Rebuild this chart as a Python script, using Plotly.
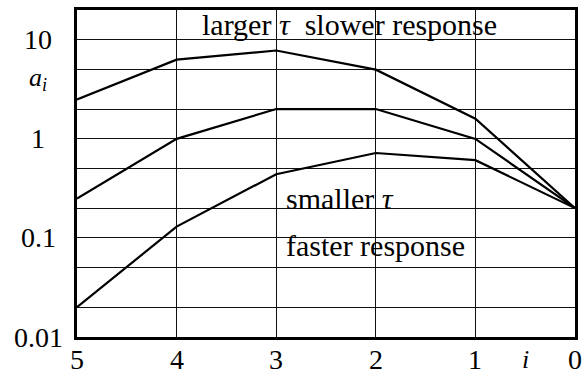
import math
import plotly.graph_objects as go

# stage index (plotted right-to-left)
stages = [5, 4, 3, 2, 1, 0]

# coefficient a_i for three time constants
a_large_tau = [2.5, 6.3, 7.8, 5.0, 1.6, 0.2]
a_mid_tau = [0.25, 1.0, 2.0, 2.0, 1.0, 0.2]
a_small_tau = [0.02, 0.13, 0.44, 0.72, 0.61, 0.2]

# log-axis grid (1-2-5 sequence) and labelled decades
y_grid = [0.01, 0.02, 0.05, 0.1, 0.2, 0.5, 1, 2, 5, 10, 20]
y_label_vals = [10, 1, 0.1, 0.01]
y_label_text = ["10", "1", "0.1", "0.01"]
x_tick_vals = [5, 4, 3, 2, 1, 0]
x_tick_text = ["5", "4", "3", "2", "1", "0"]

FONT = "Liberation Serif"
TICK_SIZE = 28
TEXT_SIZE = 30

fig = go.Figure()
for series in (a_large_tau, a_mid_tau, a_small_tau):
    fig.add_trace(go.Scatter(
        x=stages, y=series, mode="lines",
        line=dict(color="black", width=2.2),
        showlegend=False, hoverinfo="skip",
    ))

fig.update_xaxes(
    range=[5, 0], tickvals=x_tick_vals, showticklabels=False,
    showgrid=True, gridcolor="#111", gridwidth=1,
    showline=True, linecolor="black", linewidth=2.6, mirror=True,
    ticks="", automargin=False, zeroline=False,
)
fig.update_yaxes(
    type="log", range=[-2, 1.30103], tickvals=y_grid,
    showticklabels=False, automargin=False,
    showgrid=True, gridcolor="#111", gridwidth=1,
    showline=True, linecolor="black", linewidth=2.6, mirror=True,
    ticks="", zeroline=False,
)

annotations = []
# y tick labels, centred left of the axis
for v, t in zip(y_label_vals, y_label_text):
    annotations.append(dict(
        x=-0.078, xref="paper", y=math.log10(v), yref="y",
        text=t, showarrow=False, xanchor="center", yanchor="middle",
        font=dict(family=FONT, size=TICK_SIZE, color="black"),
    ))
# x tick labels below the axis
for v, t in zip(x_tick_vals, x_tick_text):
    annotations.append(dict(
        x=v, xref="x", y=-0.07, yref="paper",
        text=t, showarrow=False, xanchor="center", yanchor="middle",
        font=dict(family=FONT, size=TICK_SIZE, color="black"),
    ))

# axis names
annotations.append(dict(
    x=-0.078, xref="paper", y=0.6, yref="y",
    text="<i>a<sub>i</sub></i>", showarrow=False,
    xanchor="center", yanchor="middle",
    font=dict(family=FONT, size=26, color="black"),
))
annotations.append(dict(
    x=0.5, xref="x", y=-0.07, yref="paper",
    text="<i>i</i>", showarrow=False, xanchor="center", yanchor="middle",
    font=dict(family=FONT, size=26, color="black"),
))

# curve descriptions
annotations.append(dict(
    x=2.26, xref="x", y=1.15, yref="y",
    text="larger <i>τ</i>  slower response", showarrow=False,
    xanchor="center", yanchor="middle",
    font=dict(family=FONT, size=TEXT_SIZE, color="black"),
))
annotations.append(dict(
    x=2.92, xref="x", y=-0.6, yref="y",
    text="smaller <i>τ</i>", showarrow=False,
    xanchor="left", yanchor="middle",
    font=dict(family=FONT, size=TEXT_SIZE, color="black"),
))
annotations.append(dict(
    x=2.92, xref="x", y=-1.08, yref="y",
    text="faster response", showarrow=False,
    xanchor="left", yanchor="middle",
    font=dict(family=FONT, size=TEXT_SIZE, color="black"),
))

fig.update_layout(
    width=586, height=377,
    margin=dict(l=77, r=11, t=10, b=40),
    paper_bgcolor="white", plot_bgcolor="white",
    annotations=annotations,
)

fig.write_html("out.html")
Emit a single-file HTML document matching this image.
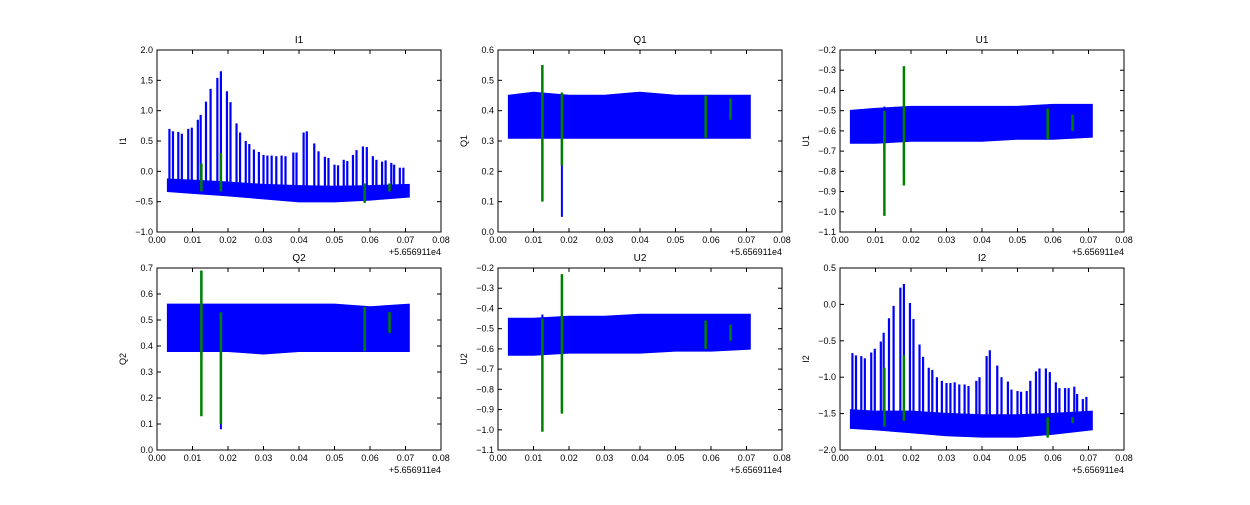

> Stated exercise: All lines from the start of the entries above through the line containing "a_small_tau = [0.02, 0.13, 0.44, 0.72, 0.61, 0.2]" are to be given again exactly; the pictures are not.

> Result of the task:
Rebuild this chart as a Python script, using Plotly.
import math
import plotly.graph_objects as go

# stage index (plotted right-to-left)
stages = [5, 4, 3, 2, 1, 0]

# coefficient a_i for three time constants
a_large_tau = [2.5, 6.3, 7.8, 5.0, 1.6, 0.2]
a_mid_tau = [0.25, 1.0, 2.0, 2.0, 1.0, 0.2]
a_small_tau = [0.02, 0.13, 0.44, 0.72, 0.61, 0.2]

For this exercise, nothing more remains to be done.